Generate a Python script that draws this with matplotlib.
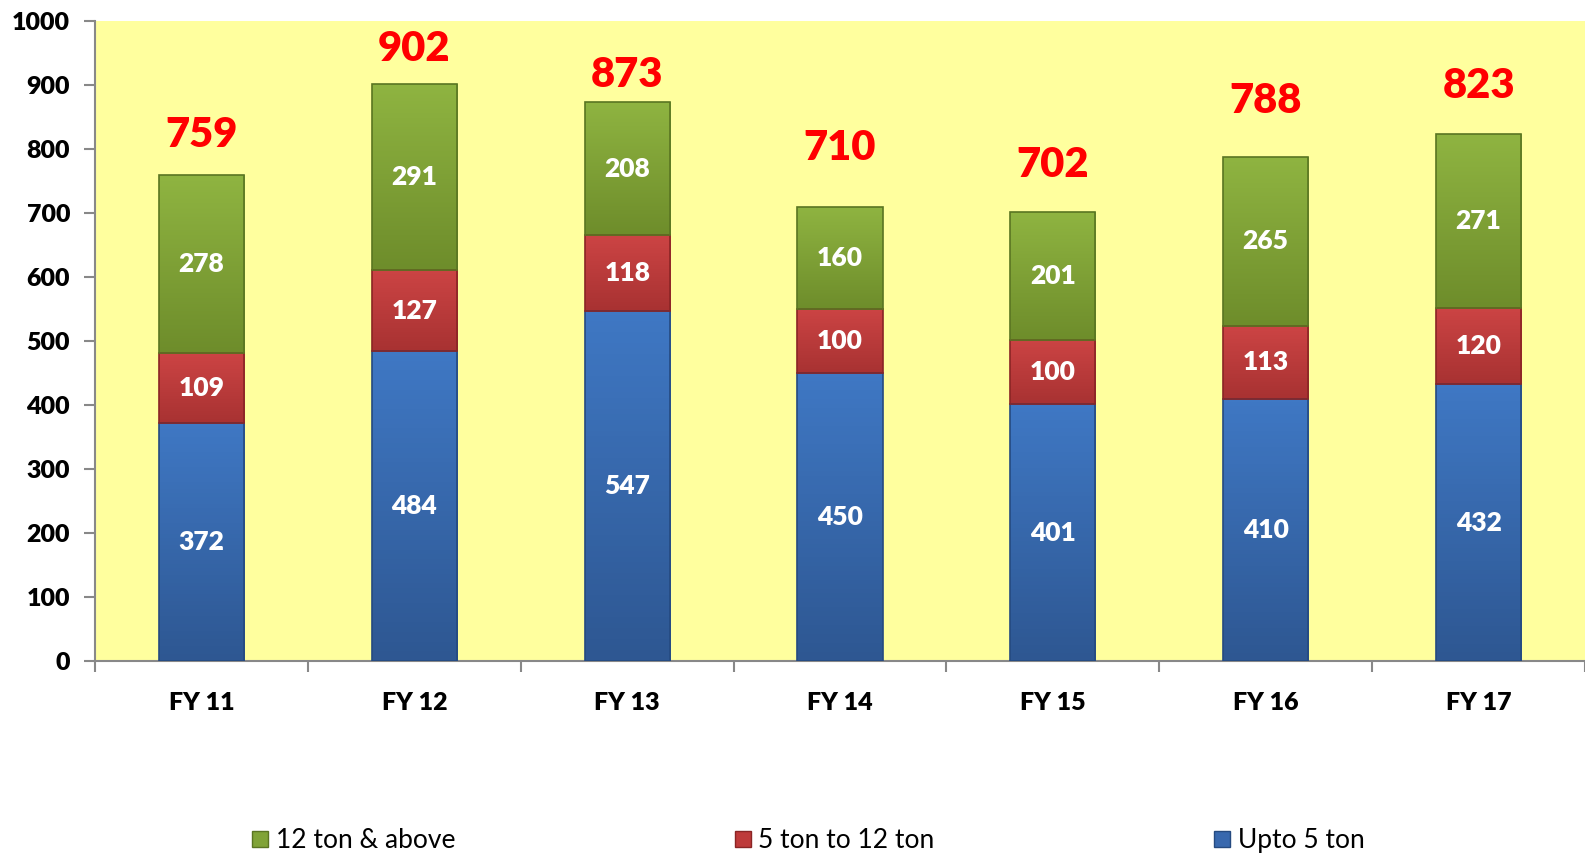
import matplotlib
matplotlib.use("Agg")
import matplotlib.pyplot as plt
from matplotlib.patches import Patch
from matplotlib.colors import LinearSegmentedColormap
import numpy as np

years = ['FY 11', 'FY 12', 'FY 13', 'FY 14', 'FY 15', 'FY 16', 'FY 17']
upto5 = [372, 484, 547, 450, 401, 410, 432]
ton5to12 = [109, 127, 118, 100, 100, 113, 120]
ton12up = [278, 291, 208, 160, 201, 265, 271]
totals = [759, 902, 873, 710, 702, 788, 823]

# the total labels were hand placed in the original, nudge each one
total_nudge = [33, 24, 13, 62, 43, 57, 46]

plt.rcParams['font.family'] = ['Lato', 'DejaVu Sans']

c_blue, c_red, c_green = '#3868AE', '#BE3A3A', '#80A337'
e_blue, e_red, e_green = '#254A80', '#8A2525', '#5A7522'
# top / bottom shades for the gradient fill
g_blue = ('#3F78C4', '#2E5792')
g_red = ('#CC4444', '#A83232')
g_green = ('#8FB441', '#6E8D2B')

fig = plt.figure(figsize=(15.85, 8.58), dpi=100)
ax = fig.add_axes([0.06, 0.2296, 0.94, 0.746])
ax.set_facecolor('#FFFF9E')

x = np.arange(len(years))
w = 0.40
up = np.array(upto5)
mid = np.array(ton5to12)
top = np.array(ton12up)

b1 = ax.bar(x, up, w, color=c_blue, edgecolor=e_blue, linewidth=1.2, zorder=3)
b2 = ax.bar(x, mid, w, bottom=up, color=c_red, edgecolor=e_red, linewidth=1.2, zorder=3)
b3 = ax.bar(x, top, w, bottom=up + mid, color=c_green, edgecolor=e_green, linewidth=1.2, zorder=3)

# gradient fill inside each segment
grad = np.linspace(1, 0, 64).reshape(-1, 1)
for bars, shades in [(b1, g_blue), (b2, g_red), (b3, g_green)]:
    cmap = LinearSegmentedColormap.from_list('g', [shades[1], shades[0]])
    for r in bars:
        bx, by = r.get_x(), r.get_y()
        im = ax.imshow(grad, cmap=cmap, aspect='auto', zorder=3.1,
                       extent=[bx, bx + r.get_width(), by, by + r.get_height()])
        im.set_clip_path(r)
        r.set_zorder(3.2)
        r.set_facecolor('none')

for i in range(len(years)):
    ax.text(x[i], up[i] / 2, str(upto5[i]), ha='center', va='center',
            color='white', fontsize=19, fontweight='heavy', zorder=4)
    ax.text(x[i], up[i] + mid[i] / 2, str(ton5to12[i]), ha='center', va='center',
            color='white', fontsize=19, fontweight='heavy', zorder=4)
    ax.text(x[i], up[i] + mid[i] + top[i] / 2, str(ton12up[i]), ha='center', va='center',
            color='white', fontsize=19, fontweight='heavy', zorder=4)
    ax.text(x[i], totals[i] + total_nudge[i], str(totals[i]), ha='center', va='bottom',
            color='#FF0000', fontsize=30, fontweight='heavy', zorder=4)

ax.set_xlim(-0.5, len(years) - 0.5)
ax.set_ylim(0, 1000)
ax.set_yticks(np.arange(0, 1001, 100))
ax.set_xticks(x)
ax.set_xticklabels(years)
ax.set_xticks(np.arange(-0.5, len(years), 1), minor=True)
ax.tick_params(axis='x', which='major', length=0, pad=22, labelsize=18)
ax.tick_params(axis='x', which='minor', length=8, color='#888888', width=1.5)
ax.tick_params(axis='y', length=8, color='#888888', width=1.5, labelsize=18, pad=10)
for lab in ax.get_xticklabels() + ax.get_yticklabels():
    lab.set_fontweight('heavy')
for s in ['top', 'right']:
    ax.spines[s].set_visible(False)
for s in ['left', 'bottom']:
    ax.spines[s].set_color('#888888')
    ax.spines[s].set_linewidth(1.5)

handles = [Patch(facecolor=c_green, edgecolor=e_green, label='12 ton & above'),
           Patch(facecolor=c_red, edgecolor=e_red, label='5 ton to 12 ton'),
           Patch(facecolor=c_blue, edgecolor=e_blue, label='Upto 5 ton')]
fig.legend(handles=handles, loc='center', bbox_to_anchor=(0.51, 0.02), ncol=3,
           frameon=False, fontsize=19, handlelength=0.6, handleheight=0.6,
           handletextpad=0.3, columnspacing=10.6)

fig.savefig('out.png', dpi=100)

# Required work
Leave out the pictures and transcribe everything else exactly.

# Task answer
Generate a Python script that draws this with matplotlib.
import matplotlib
matplotlib.use("Agg")
import matplotlib.pyplot as plt
from matplotlib.patches import Patch
from matplotlib.colors import LinearSegmentedColormap
import numpy as np

years = ['FY 11', 'FY 12', 'FY 13', 'FY 14', 'FY 15', 'FY 16', 'FY 17']
upto5 = [372, 484, 547, 450, 401, 410, 432]
ton5to12 = [109, 127, 118, 100, 100, 113, 120]
ton12up = [278, 291, 208, 160, 201, 265, 271]
totals = [759, 902, 873, 710, 702, 788, 823]

# the total labels were hand placed in the original, nudge each one
total_nudge = [33, 24, 13, 62, 43, 57, 46]

plt.rcParams['font.family'] = ['Lato', 'DejaVu Sans']

c_blue, c_red, c_green = '#3868AE', '#BE3A3A', '#80A337'
e_blue, e_red, e_green = '#254A80', '#8A2525', '#5A7522'
# top / bottom shades for the gradient fill
g_blue = ('#3F78C4', '#2E5792')
g_red = ('#CC4444', '#A83232')
g_green = ('#8FB441', '#6E8D2B')

fig = plt.figure(figsize=(15.85, 8.58), dpi=100)
ax = fig.add_axes([0.06, 0.2296, 0.94, 0.746])
ax.set_facecolor('#FFFF9E')

x = np.arange(len(years))
w = 0.40
up = np.array(upto5)
mid = np.array(ton5to12)
top = np.array(ton12up)

b1 = ax.bar(x, up, w, color=c_blue, edgecolor=e_blue, linewidth=1.2, zorder=3)
b2 = ax.bar(x, mid, w, bottom=up, color=c_red, edgecolor=e_red, linewidth=1.2, zorder=3)
b3 = ax.bar(x, top, w, bottom=up + mid, color=c_green, edgecolor=e_green, linewidth=1.2, zorder=3)

# gradient fill inside each segment
grad = np.linspace(1, 0, 64).reshape(-1, 1)
for bars, shades in [(b1, g_blue), (b2, g_red), (b3, g_green)]:
    cmap = LinearSegmentedColormap.from_list('g', [shades[1], shades[0]])
    for r in bars:
        bx, by = r.get_x(), r.get_y()
        im = ax.imshow(grad, cmap=cmap, aspect='auto', zorder=3.1,
                       extent=[bx, bx + r.get_width(), by, by + r.get_height()])
        im.set_clip_path(r)
        r.set_zorder(3.2)
        r.set_facecolor('none')

for i in range(len(years)):
    ax.text(x[i], up[i] / 2, str(upto5[i]), ha='center', va='center',
            color='white', fontsize=19, fontweight='heavy', zorder=4)
    ax.text(x[i], up[i] + mid[i] / 2, str(ton5to12[i]), ha='center', va='center',
            color='white', fontsize=19, fontweight='heavy', zorder=4)
    ax.text(x[i], up[i] + mid[i] + top[i] / 2, str(ton12up[i]), ha='center', va='center',
            color='white', fontsize=19, fontweight='heavy', zorder=4)
    ax.text(x[i], totals[i] + total_nudge[i], str(totals[i]), ha='center', va='bottom',
            color='#FF0000', fontsize=30, fontweight='heavy', zorder=4)

ax.set_xlim(-0.5, len(years) - 0.5)
ax.set_ylim(0, 1000)
ax.set_yticks(np.arange(0, 1001, 100))
ax.set_xticks(x)
ax.set_xticklabels(years)
ax.set_xticks(np.arange(-0.5, len(years), 1), minor=True)
ax.tick_params(axis='x', which='major', length=0, pad=22, labelsize=18)
ax.tick_params(axis='x', which='minor', length=8, color='#888888', width=1.5)
ax.tick_params(axis='y', length=8, color='#888888', width=1.5, labelsize=18, pad=10)
for lab in ax.get_xticklabels() + ax.get_yticklabels():
    lab.set_fontweight('heavy')
for s in ['top', 'right']:
    ax.spines[s].set_visible(False)
for s in ['left', 'bottom']:
    ax.spines[s].set_color('#888888')
    ax.spines[s].set_linewidth(1.5)

handles = [Patch(facecolor=c_green, edgecolor=e_green, label='12 ton & above'),
           Patch(facecolor=c_red, edgecolor=e_red, label='5 ton to 12 ton'),
           Patch(facecolor=c_blue, edgecolor=e_blue, label='Upto 5 ton')]
fig.legend(handles=handles, loc='center', bbox_to_anchor=(0.51, 0.02), ncol=3,
           frameon=False, fontsize=19, handlelength=0.6, handleheight=0.6,
           handletextpad=0.3, columnspacing=10.6)

fig.savefig('out.png', dpi=100)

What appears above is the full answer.